Segundo Câmara e Senado, a norma, ao estabelecer a modalidade, “não afronta o princípio da publicidade ou viola quaisquer direitos dos cidadãos relacionados ao controle da Administração Pública”.
O recurso diz ainda que “eventuais irregularidades devem ser sanadas por meio da implementação de medidas de fiscalização que aprimorem a aderência à legislação aplicável, o que deve acontecer em relação à execução orçamentária em geral”.
As medidas impostas por Dino, pontua, violam a autonomia financeira e patrimonial de estados, municípios e Distrito Federal. De acordo com o documento, “se o recurso é incorporado ao patrimônio do ente subnacional, não há que se falar em controle prévio por parte da União, pelo TCU ou pela CGU”.
Em relação à imposição da absoluta vinculação federativa, o recurso ressalta que a medida “representa indevida restrição ao pleno exercício do mandato parlamentar e viola os princípios de cooperação e solidariedade federativa”.

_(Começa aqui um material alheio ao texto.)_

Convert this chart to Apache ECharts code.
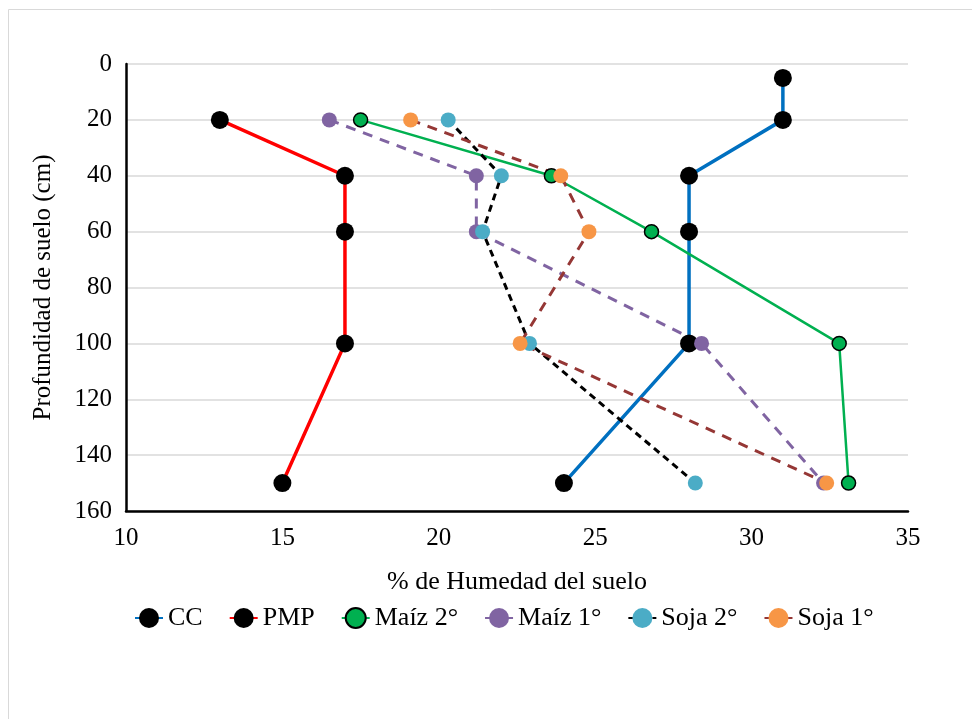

O Congresso pede a redistribuição da ação ao ministro Gilmar Mendes e o envio imediato da decisão de Dino ao plenário no caso de ele não reconsiderá-la no mérito. Dino ainda não decidiu sobre o recurso.
Consequências
A decisão do ministro na semana retrasada e ação da Procuradoria-Geral da República contra as emendas Pix levou Julio Arcoverde a adiar a leitura do relatório da Lei de Diretrizes Orçamentárias na Comissão Mista do Orçamento, que estava prevista para este mês.
“Não adianta a gente fazer uma leitura prévia [do relatório] da lei, porque a gente abriria prazo para emendas. Como tem essa instabilidade jurídica em relação a essas emendas especiais, achei por bem adiar a leitura do relatório”, afirmou.
Os questionamentos no Judiciário em relação às emendas Pix deverão ser assunto de reunião de líderes com o presidente da Casa, Artur Lira (PP-AL), nesta semana. Lira se encontrou com Paulo Gonet na passada e fez explicações técnicas a respeito de como as emendas funcionam.